## [DIRECTIONS FOR THIS TASK]
What is wanted is an exact restatement of the lines from the one with "Write the seaborn" through the one with "kpi_ticks = [20, 30, 40, 50, 60]", both included, and of no other lines.

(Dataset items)
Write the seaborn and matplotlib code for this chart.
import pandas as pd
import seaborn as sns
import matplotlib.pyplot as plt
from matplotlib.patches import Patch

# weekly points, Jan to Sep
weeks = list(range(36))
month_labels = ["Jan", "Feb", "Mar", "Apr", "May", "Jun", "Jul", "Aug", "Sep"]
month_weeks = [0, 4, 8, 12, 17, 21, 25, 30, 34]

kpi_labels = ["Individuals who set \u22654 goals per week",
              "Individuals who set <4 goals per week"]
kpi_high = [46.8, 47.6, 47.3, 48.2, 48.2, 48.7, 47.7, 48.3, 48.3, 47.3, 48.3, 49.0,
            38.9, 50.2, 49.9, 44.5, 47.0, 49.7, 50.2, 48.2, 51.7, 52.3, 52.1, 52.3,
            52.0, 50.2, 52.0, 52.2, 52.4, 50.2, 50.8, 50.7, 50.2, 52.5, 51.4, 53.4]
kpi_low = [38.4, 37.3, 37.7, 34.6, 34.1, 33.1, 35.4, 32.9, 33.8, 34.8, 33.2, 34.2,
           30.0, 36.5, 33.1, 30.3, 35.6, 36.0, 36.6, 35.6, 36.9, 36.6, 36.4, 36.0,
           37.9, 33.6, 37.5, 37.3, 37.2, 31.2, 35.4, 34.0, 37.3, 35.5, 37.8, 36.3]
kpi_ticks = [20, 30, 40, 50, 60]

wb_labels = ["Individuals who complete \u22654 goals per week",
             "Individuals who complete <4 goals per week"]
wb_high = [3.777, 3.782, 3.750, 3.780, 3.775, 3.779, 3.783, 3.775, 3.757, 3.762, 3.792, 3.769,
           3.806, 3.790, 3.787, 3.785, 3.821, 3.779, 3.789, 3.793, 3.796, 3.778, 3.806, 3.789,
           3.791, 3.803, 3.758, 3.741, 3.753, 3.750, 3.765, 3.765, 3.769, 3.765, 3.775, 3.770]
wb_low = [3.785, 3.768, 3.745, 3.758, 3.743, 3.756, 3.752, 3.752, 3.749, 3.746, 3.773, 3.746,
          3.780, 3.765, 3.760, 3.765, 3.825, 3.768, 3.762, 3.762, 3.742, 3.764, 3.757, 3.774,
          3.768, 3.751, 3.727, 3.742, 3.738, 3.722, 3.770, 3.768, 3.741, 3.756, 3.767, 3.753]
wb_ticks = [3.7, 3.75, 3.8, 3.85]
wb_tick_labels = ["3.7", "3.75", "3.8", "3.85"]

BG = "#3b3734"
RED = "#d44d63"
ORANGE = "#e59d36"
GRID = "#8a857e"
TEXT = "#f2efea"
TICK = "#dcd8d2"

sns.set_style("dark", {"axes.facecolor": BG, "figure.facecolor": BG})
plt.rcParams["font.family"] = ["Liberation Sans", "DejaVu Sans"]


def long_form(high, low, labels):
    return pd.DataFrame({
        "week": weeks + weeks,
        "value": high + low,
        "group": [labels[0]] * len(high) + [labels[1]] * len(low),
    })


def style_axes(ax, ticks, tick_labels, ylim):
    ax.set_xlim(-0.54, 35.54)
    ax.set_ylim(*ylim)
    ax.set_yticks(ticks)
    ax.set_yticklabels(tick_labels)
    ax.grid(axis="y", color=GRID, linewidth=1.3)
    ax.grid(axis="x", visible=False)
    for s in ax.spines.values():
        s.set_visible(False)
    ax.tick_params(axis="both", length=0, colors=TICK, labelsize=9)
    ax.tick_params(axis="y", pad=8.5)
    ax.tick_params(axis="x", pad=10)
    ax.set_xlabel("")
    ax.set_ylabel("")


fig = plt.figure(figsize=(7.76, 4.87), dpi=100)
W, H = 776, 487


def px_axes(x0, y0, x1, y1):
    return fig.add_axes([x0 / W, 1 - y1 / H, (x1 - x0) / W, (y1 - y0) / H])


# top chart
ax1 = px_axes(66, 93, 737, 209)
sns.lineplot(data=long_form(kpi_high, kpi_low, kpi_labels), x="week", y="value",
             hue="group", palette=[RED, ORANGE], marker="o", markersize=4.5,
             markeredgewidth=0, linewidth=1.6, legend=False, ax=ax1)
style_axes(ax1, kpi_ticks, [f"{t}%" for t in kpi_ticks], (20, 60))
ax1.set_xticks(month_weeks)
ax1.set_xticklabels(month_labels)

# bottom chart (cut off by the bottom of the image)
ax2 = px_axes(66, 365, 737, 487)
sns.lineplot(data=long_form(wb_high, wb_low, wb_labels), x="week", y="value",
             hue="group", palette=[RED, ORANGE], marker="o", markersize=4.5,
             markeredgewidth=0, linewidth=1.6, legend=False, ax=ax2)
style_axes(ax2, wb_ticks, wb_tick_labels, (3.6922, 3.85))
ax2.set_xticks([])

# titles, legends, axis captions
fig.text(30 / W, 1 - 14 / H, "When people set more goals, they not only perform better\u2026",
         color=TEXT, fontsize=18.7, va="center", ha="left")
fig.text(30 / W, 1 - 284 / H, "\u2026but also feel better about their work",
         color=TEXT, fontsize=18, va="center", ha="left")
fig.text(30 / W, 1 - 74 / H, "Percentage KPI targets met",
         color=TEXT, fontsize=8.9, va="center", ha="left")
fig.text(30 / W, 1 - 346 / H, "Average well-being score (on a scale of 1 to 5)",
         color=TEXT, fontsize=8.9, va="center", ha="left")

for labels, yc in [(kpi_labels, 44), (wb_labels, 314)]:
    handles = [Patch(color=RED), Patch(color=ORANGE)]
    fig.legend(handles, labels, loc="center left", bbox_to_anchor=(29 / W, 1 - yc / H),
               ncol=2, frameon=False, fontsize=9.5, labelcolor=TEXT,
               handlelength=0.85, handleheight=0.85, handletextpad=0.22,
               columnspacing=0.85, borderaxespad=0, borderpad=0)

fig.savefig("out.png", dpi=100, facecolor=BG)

* * *

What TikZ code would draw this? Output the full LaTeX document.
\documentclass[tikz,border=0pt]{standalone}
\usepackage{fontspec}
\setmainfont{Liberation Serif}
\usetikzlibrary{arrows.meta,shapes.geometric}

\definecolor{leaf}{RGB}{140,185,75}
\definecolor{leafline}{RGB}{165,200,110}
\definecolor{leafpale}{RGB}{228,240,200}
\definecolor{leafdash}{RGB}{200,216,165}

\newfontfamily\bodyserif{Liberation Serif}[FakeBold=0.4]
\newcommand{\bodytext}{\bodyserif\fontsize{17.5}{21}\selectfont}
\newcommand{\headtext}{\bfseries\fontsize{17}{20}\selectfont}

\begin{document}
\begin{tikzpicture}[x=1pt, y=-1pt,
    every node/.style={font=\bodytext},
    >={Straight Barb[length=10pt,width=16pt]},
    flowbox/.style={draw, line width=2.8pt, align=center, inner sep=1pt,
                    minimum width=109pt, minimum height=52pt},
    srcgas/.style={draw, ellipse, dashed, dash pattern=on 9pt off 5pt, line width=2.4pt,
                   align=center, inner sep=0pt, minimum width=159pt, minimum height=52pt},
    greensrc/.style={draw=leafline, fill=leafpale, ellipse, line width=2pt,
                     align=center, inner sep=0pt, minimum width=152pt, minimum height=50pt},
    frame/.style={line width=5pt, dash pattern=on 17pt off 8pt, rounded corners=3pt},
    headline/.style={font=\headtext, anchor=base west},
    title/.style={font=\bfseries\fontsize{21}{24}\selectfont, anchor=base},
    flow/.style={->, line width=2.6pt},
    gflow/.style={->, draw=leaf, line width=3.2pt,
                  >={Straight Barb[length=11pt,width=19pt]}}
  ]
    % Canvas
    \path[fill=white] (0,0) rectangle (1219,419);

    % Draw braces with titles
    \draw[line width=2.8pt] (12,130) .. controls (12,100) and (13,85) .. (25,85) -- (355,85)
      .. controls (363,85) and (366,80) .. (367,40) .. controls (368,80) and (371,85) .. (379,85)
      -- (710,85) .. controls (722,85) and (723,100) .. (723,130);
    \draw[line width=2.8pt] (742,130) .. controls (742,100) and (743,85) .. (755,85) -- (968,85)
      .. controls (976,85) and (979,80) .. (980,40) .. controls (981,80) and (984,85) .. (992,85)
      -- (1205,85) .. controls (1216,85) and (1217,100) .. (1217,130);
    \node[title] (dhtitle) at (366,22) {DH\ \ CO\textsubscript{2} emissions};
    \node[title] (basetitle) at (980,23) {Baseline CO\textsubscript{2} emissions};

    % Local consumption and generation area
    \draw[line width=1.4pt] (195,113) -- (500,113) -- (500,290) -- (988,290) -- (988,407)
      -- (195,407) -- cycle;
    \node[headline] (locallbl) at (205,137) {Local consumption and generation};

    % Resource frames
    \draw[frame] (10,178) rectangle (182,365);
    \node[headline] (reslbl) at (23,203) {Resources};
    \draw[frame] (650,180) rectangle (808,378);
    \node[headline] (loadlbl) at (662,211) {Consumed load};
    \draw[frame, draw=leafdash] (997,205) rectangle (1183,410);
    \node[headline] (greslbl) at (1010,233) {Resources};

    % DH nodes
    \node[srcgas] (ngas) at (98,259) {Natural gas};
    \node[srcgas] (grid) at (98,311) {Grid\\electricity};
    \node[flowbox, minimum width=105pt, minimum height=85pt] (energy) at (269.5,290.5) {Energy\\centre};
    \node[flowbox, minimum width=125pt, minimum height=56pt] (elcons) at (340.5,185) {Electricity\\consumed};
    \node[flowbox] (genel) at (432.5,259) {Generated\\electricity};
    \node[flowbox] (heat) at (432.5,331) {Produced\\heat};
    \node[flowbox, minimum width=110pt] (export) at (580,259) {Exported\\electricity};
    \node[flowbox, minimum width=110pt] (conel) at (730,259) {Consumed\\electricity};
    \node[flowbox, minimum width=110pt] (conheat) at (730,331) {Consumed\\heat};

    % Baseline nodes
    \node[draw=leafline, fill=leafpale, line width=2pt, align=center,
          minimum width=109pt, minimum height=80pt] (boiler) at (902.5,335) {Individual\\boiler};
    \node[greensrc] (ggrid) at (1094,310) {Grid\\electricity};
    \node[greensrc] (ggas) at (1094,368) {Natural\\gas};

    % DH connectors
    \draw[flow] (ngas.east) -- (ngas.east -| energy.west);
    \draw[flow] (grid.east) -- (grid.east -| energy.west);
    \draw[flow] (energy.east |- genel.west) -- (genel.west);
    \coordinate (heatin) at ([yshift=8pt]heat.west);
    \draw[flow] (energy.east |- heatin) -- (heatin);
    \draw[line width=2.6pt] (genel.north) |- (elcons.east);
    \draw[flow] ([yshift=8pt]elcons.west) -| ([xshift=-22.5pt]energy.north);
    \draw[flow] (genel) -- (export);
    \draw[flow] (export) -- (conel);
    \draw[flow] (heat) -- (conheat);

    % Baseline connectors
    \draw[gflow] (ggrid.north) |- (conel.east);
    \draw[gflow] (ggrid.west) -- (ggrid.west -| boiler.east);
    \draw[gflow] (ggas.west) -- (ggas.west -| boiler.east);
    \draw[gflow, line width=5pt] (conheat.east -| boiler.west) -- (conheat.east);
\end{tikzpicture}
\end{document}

## [RESPONSE FOR THIS EXERCISE]
Write the seaborn and matplotlib code for this chart.
import pandas as pd
import seaborn as sns
import matplotlib.pyplot as plt
from matplotlib.patches import Patch

# weekly points, Jan to Sep
weeks = list(range(36))
month_labels = ["Jan", "Feb", "Mar", "Apr", "May", "Jun", "Jul", "Aug", "Sep"]
month_weeks = [0, 4, 8, 12, 17, 21, 25, 30, 34]

kpi_labels = ["Individuals who set \u22654 goals per week",
              "Individuals who set <4 goals per week"]
kpi_high = [46.8, 47.6, 47.3, 48.2, 48.2, 48.7, 47.7, 48.3, 48.3, 47.3, 48.3, 49.0,
            38.9, 50.2, 49.9, 44.5, 47.0, 49.7, 50.2, 48.2, 51.7, 52.3, 52.1, 52.3,
            52.0, 50.2, 52.0, 52.2, 52.4, 50.2, 50.8, 50.7, 50.2, 52.5, 51.4, 53.4]
kpi_low = [38.4, 37.3, 37.7, 34.6, 34.1, 33.1, 35.4, 32.9, 33.8, 34.8, 33.2, 34.2,
           30.0, 36.5, 33.1, 30.3, 35.6, 36.0, 36.6, 35.6, 36.9, 36.6, 36.4, 36.0,
           37.9, 33.6, 37.5, 37.3, 37.2, 31.2, 35.4, 34.0, 37.3, 35.5, 37.8, 36.3]
kpi_ticks = [20, 30, 40, 50, 60]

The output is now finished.